**The task:** Repeat, exactly and in full, the lines of the listing below, but without any pictures.

■ ■ ■

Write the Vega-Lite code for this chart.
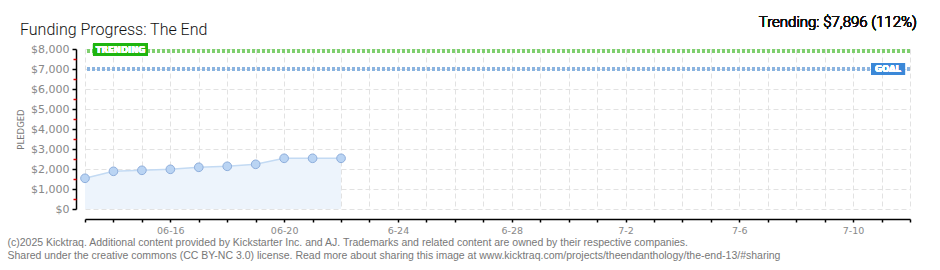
{
  "$schema": "https://vega.github.io/schema/vega-lite/v6.json",
  "width": 825,
  "height": 160,
  "autosize": "none",
  "padding": {"left": 85, "top": 49, "right": 30, "bottom": 61},
  "background": "white",
  "config": {"view": {"stroke": null}, "font": "Liberation Sans"},
  "title": {
    "text": "Funding Progress: The End",
    "anchor": "start",
    "frame": "group",
    "dx": -65,
    "offset": -23,
    "fontSize": 16,
    "font": "Roboto",
    "fontWeight": 300,
    "color": "#111111"
  },
  "datasets": {
    "pledges": [
      {"date": "2025-06-13", "pledged": 1535},
      {"date": "2025-06-14", "pledged": 1885},
      {"date": "2025-06-15", "pledged": 1935},
      {"date": "2025-06-16", "pledged": 1985},
      {"date": "2025-06-17", "pledged": 2085},
      {"date": "2025-06-18", "pledged": 2135},
      {"date": "2025-06-19", "pledged": 2235},
      {"date": "2025-06-20", "pledged": 2535},
      {"date": "2025-06-21", "pledged": 2535},
      {"date": "2025-06-22", "pledged": 2535}
    ]
  },
  "data": {"name": "pledges"},
  "layer": [
    {
      "mark": {"type": "area", "color": "#edf4fc", "opacity": 1, "line": {"color": "#c3daf3", "strokeWidth": 1.5}},
      "encoding": {
        "x": {
          "field": "date", "type": "temporal",
          "scale": {"type": "utc", "domain": [{"year": 2025, "month": 6, "date": 13, "utc": true}, {"year": 2025, "month": 7, "date": 12, "utc": true}]},
          "axis": {
            "tickCount": {"interval": "day", "step": 1},
            "offset": 10,
            "domainColor": "#000000",
            "domainWidth": 1.5,
            "tickColor": "#000000",
            "tickWidth": 1.5,
            "tickSize": 3,
            "labelPadding": 3,
            "labelColor": "#888888",
            "labelFont": "DejaVu Sans",
            "labelFontSize": 9.5,
            "labelOverlap": false,
            "labelFlush": false,
            "labelExpr": "(round((datum.value - 1749772800000) / 86400000) % 4 == 3) ? utcFormat(datum.value, datum.value < 1750500000000 ? '%m-%d' : '%-m-%-d') : ''",
            "grid": true,
            "gridColor": "#e2e2e2",
            "gridDash": [5, 3],
            "title": ["(c)2025 Kicktraq. Additional content provided by Kickstarter Inc. and AJ. Trademarks and related content are owned by their respective companies.", "Shared under the creative commons (CC BY-NC 3.0) license. Read more about sharing this image at www.kicktraq.com/projects/theendanthology/the-end-13/#sharing"],
            "titleX": -78,
            "titleY": 26,
            "titleAlign": "left",
            "titleBaseline": "alphabetic",
            "titleAnchor": "start",
            "titleFontSize": 10.5,
            "titleFontWeight": "normal",
            "titleColor": "#777777",
            "titleLineHeight": 13
          }
        },
        "y": {
          "field": "pledged", "type": "quantitative",
          "scale": {"domain": [0, 8000], "nice": false},
          "axis": {
            "values": [0, 1000, 2000, 3000, 4000, 5000, 6000, 7000, 8000],
            "format": "$,.0f",
            "orient": "left",
            "offset": 9,
            "domainColor": "#000000",
            "domainWidth": 1.5,
            "tickColor": "#000000",
            "tickWidth": 1.5,
            "tickSize": 4,
            "labelPadding": 3,
            "labelOverlap": false,
            "labelColor": "#888888",
            "labelFont": "DejaVu Sans",
            "labelFontSize": 11,
            "grid": true,
            "gridColor": "#e2e2e2",
            "gridDash": [5, 3],
            "title": "PLEDGED",
            "titleX": -56,
            "titleY": 80,
            "titleAngle": -90,
            "titleAlign": "center",
            "titleBaseline": "middle",
            "titleFont": "DejaVu Sans",
            "titleFontSize": 8.5,
            "titleFontWeight": "normal",
            "titleColor": "#777777"
          }
        }
      }
    },
    {
      "mark": {"type": "point", "filled": true, "size": 75, "fill": "#bad4f3", "stroke": "#8eaedc", "strokeWidth": 1, "opacity": 1},
      "encoding": {
        "x": {"field": "date", "type": "temporal"},
        "y": {"field": "pledged", "type": "quantitative", "scale": {"domain": [0, 8000], "nice": false}, "axis": null}
      }
    },
    {
      "mark": {"type": "rule", "color": "#7fcf6e", "strokeWidth": 3, "strokeDash": [3, 2]},
      "encoding": {"y": {"datum": 7896, "type": "quantitative", "scale": {"domain": [0, 8000], "nice": false}, "axis": null}}
    },
    {
      "mark": {"type": "rule", "color": "#8ab3e0", "strokeWidth": 3, "strokeDash": [3, 2]},
      "encoding": {"y": {"datum": 7000, "type": "quantitative", "scale": {"domain": [0, 8000], "nice": false}, "axis": null}}
    },
    {
      "mark": {"type": "rule", "color": "#1fb510", "strokeWidth": 12, "strokeCap": "butt", "yOffset": -1.5},
      "encoding": {
        "x": {"datum": {"year": 2025, "month": 6, "date": 13, "hours": 6, "minutes": 44, "utc": true}, "type": "temporal"},
        "x2": {"datum": {"year": 2025, "month": 6, "date": 15, "hours": 5, "minutes": 9, "utc": true}},
        "y": {"datum": 7896, "type": "quantitative", "scale": {"domain": [0, 8000], "nice": false}, "axis": null}
      }
    },
    {
      "mark": {"type": "text", "text": "TRENDING", "color": "#ffffff", "font": "DejaVu Sans", "fontSize": 8.5, "fontWeight": "bold", "align": "center", "baseline": "middle", "dy": -1.5},
      "encoding": {
        "x": {"datum": {"year": 2025, "month": 6, "date": 14, "hours": 5, "minutes": 57, "utc": true}, "type": "temporal"},
        "y": {"datum": 7896, "type": "quantitative", "scale": {"domain": [0, 8000], "nice": false}, "axis": null}
      }
    },
    {
      "mark": {"type": "rule", "color": "#3b88d8", "strokeWidth": 12, "strokeCap": "butt"},
      "encoding": {
        "x": {"datum": {"year": 2025, "month": 7, "date": 10, "hours": 15, "minutes": 7, "utc": true}, "type": "temporal"},
        "x2": {"datum": {"year": 2025, "month": 7, "date": 11, "hours": 19, "minutes": 48, "utc": true}},
        "y": {"datum": 7000, "type": "quantitative", "scale": {"domain": [0, 8000], "nice": false}, "axis": null}
      }
    },
    {
      "mark": {"type": "text", "text": "GOAL", "color": "#ffffff", "font": "DejaVu Sans", "fontSize": 8.5, "fontWeight": "bold", "align": "center", "baseline": "middle"},
      "encoding": {
        "x": {"datum": {"year": 2025, "month": 7, "date": 11, "hours": 5, "minutes": 27, "utc": true}, "type": "temporal"},
        "y": {"datum": 7000, "type": "quantitative", "scale": {"domain": [0, 8000], "nice": false}, "axis": null}
      }
    },
    {
      "mark": {"type": "text", "text": "Trending: $7,896 (112%)", "color": "#111111", "font": "Roboto", "fontWeight": 300, "fontSize": 15, "align": "right", "baseline": "alphabetic", "dx": 7, "dy": -22},
      "encoding": {
        "x": {"datum": {"year": 2025, "month": 7, "date": 12, "utc": true}, "type": "temporal"},
        "y": {"datum": 8000, "type": "quantitative", "scale": {"domain": [0, 8000], "nice": false}, "axis": null}
      }
    },
    {
      "mark": {"type": "point", "opacity": 0},
      "encoding": {
        "x": {"field": "date", "type": "temporal"},
        "y": {
          "field": "pledged", "type": "quantitative",
          "scale": {"domain": [0, 8000], "nice": false},
          "axis": {
            "orient": "left",
            "values": [500, 1500, 2500, 3500, 4500, 5500, 6500, 7500],
            "offset": 9,
            "domain": false,
            "labels": false,
            "grid": false,
            "tickColor": "#e00000",
            "tickWidth": 1.5,
            "tickSize": 3,
            "title": null
          }
        }
      }
    }
  ],
  "resolve": {"scale": {"y": "independent"}}
}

■ ■ ■

**Expected answer:**
Write the Vega-Lite code for this chart.
{
  "$schema": "https://vega.github.io/schema/vega-lite/v6.json",
  "width": 825,
  "height": 160,
  "autosize": "none",
  "padding": {"left": 85, "top": 49, "right": 30, "bottom": 61},
  "background": "white",
  "config": {"view": {"stroke": null}, "font": "Liberation Sans"},
  "title": {
    "text": "Funding Progress: The End",
    "anchor": "start",
    "frame": "group",
    "dx": -65,
    "offset": -23,
    "fontSize": 16,
    "font": "Roboto",
    "fontWeight": 300,
    "color": "#111111"
  },
  "datasets": {
    "pledges": [
      {"date": "2025-06-13", "pledged": 1535},
      {"date": "2025-06-14", "pledged": 1885},
      {"date": "2025-06-15", "pledged": 1935},
      {"date": "2025-06-16", "pledged": 1985},
      {"date": "2025-06-17", "pledged": 2085},
      {"date": "2025-06-18", "pledged": 2135},
      {"date": "2025-06-19", "pledged": 2235},
      {"date": "2025-06-20", "pledged": 2535},
      {"date": "2025-06-21", "pledged": 2535},
      {"date": "2025-06-22", "pledged": 2535}
    ]
  },
  "data": {"name": "pledges"},
  "layer": [
    {
      "mark": {"type": "area", "color": "#edf4fc", "opacity": 1, "line": {"color": "#c3daf3", "strokeWidth": 1.5}},
      "encoding": {
        "x": {
          "field": "date", "type": "temporal",
          "scale": {"type": "utc", "domain": [{"year": 2025, "month": 6, "date": 13, "utc": true}, {"year": 2025, "month": 7, "date": 12, "utc": true}]},
          "axis": {
            "tickCount": {"interval": "day", "step": 1},
            "offset": 10,
            "domainColor": "#000000",
            "domainWidth": 1.5,
            "tickColor": "#000000",
            "tickWidth": 1.5,
            "tickSize": 3,
            "labelPadding": 3,
            "labelColor": "#888888",
            "labelFont": "DejaVu Sans",
            "labelFontSize": 9.5,
            "labelOverlap": false,
            "labelFlush": false,
            "labelExpr": "(round((datum.value - 1749772800000) / 86400000) % 4 == 3) ? utcFormat(datum.value, datum.value < 1750500000000 ? '%m-%d' : '%-m-%-d') : ''",
            "grid": true,
            "gridColor": "#e2e2e2",
            "gridDash": [5, 3],
            "title": ["(c)2025 Kicktraq. Additional content provided by Kickstarter Inc. and AJ. Trademarks and related content are owned by their respective companies.", "Shared under the creative commons (CC BY-NC 3.0) license. Read more about sharing this image at www.kicktraq.com/projects/theendanthology/the-end-13/#sharing"],
            "titleX": -78,
            "titleY": 26,
            "titleAlign": "left",
            "titleBaseline": "alphabetic",
            "titleAnchor": "start",
            "titleFontSize": 10.5,
            "titleFontWeight": "normal",
            "titleColor": "#777777",
            "titleLineHeight": 13
          }
        },
        "y": {
          "field": "pledged", "type": "quantitative",
          "scale": {"domain": [0, 8000], "nice": false},
          "axis": {
            "values": [0, 1000, 2000, 3000, 4000, 5000, 6000, 7000, 8000],
            "format": "$,.0f",
            "orient": "left",
            "offset": 9,
            "domainColor": "#000000",
            "domainWidth": 1.5,
            "tickColor": "#000000",
            "tickWidth": 1.5,
            "tickSize": 4,
            "labelPadding": 3,
            "labelOverlap": false,
            "labelColor": "#888888",
            "labelFont": "DejaVu Sans",
            "labelFontSize": 11,
            "grid": true,
            "gridColor": "#e2e2e2",
            "gridDash": [5, 3],
            "title": "PLEDGED",
            "titleX": -56,
            "titleY": 80,
            "titleAngle": -90,
            "titleAlign": "center",
            "titleBaseline": "middle",
            "titleFont": "DejaVu Sans",
            "titleFontSize": 8.5,
            "titleFontWeight": "normal",
            "titleColor": "#777777"
          }
        }
      }
    },
    {
      "mark": {"type": "point", "filled": true, "size": 75, "fill": "#bad4f3", "stroke": "#8eaedc", "strokeWidth": 1, "opacity": 1},
      "encoding": {
        "x": {"field": "date", "type": "temporal"},
        "y": {"field": "pledged", "type": "quantitative", "scale": {"domain": [0, 8000], "nice": false}, "axis": null}
      }
    },
    {
      "mark": {"type": "rule", "color": "#7fcf6e", "strokeWidth": 3, "strokeDash": [3, 2]},
      "encoding": {"y": {"datum": 7896, "type": "quantitative", "scale": {"domain": [0, 8000], "nice": false}, "axis": null}}
    },
    {
      "mark": {"type": "rule", "color": "#8ab3e0", "strokeWidth": 3, "strokeDash": [3, 2]},
      "encoding": {"y": {"datum": 7000, "type": "quantitative", "scale": {"domain": [0, 8000], "nice": false}, "axis": null}}
    },
    {
      "mark": {"type": "rule", "color": "#1fb510", "strokeWidth": 12, "strokeCap": "butt", "yOffset": -1.5},
      "encoding": {
        "x": {"datum": {"year": 2025, "month": 6, "date": 13, "hours": 6, "minutes": 44, "utc": true}, "type": "temporal"},
        "x2": {"datum": {"year": 2025, "month": 6, "date": 15, "hours": 5, "minutes": 9, "utc": true}},
        "y": {"datum": 7896, "type": "quantitative", "scale": {"domain": [0, 8000], "nice": false}, "axis": null}
      }
    },
    {
      "mark": {"type": "text", "text": "TRENDING", "color": "#ffffff", "font": "DejaVu Sans", "fontSize": 8.5, "fontWeight": "bold", "align": "center", "baseline": "middle", "dy": -1.5},
      "encoding": {
        "x": {"datum": {"year": 2025, "month": 6, "date": 14, "hours": 5, "minutes": 57, "utc": true}, "type": "temporal"},
        "y": {"datum": 7896, "type": "quantitative", "scale": {"domain": [0, 8000], "nice": false}, "axis": null}
      }
    },
    {
      "mark": {"type": "rule", "color": "#3b88d8", "strokeWidth": 12, "strokeCap": "butt"},
      "encoding": {
        "x": {"datum": {"year": 2025, "month": 7, "date": 10, "hours": 15, "minutes": 7, "utc": true}, "type": "temporal"},
        "x2": {"datum": {"year": 2025, "month": 7, "date": 11, "hours": 19, "minutes": 48, "utc": true}},
        "y": {"datum": 7000, "type": "quantitative", "scale": {"domain": [0, 8000], "nice": false}, "axis": null}
      }
    },
    {
      "mark": {"type": "text", "text": "GOAL", "color": "#ffffff", "font": "DejaVu Sans", "fontSize": 8.5, "fontWeight": "bold", "align": "center", "baseline": "middle"},
      "encoding": {
        "x": {"datum": {"year": 2025, "month": 7, "date": 11, "hours": 5, "minutes": 27, "utc": true}, "type": "temporal"},
        "y": {"datum": 7000, "type": "quantitative", "scale": {"domain": [0, 8000], "nice": false}, "axis": null}
      }
    },
    {
      "mark": {"type": "text", "text": "Trending: $7,896 (112%)", "color": "#111111", "font": "Roboto", "fontWeight": 300, "fontSize": 15, "align": "right", "baseline": "alphabetic", "dx": 7, "dy": -22},
      "encoding": {
        "x": {"datum": {"year": 2025, "month": 7, "date": 12, "utc": true}, "type": "temporal"},
        "y": {"datum": 8000, "type": "quantitative", "scale": {"domain": [0, 8000], "nice": false}, "axis": null}
      }
    },
    {
      "mark": {"type": "point", "opacity": 0},
      "encoding": {
        "x": {"field": "date", "type": "temporal"},
        "y": {
          "field": "pledged", "type": "quantitative",
          "scale": {"domain": [0, 8000], "nice": false},
          "axis": {
            "orient": "left",
            "values": [500, 1500, 2500, 3500, 4500, 5500, 6500, 7500],
            "offset": 9,
            "domain": false,
            "labels": false,
            "grid": false,
            "tickColor": "#e00000",
            "tickWidth": 1.5,
            "tickSize": 3,
            "title": null
          }
        }
      }
    }
  ],
  "resolve": {"scale": {"y": "independent"}}
}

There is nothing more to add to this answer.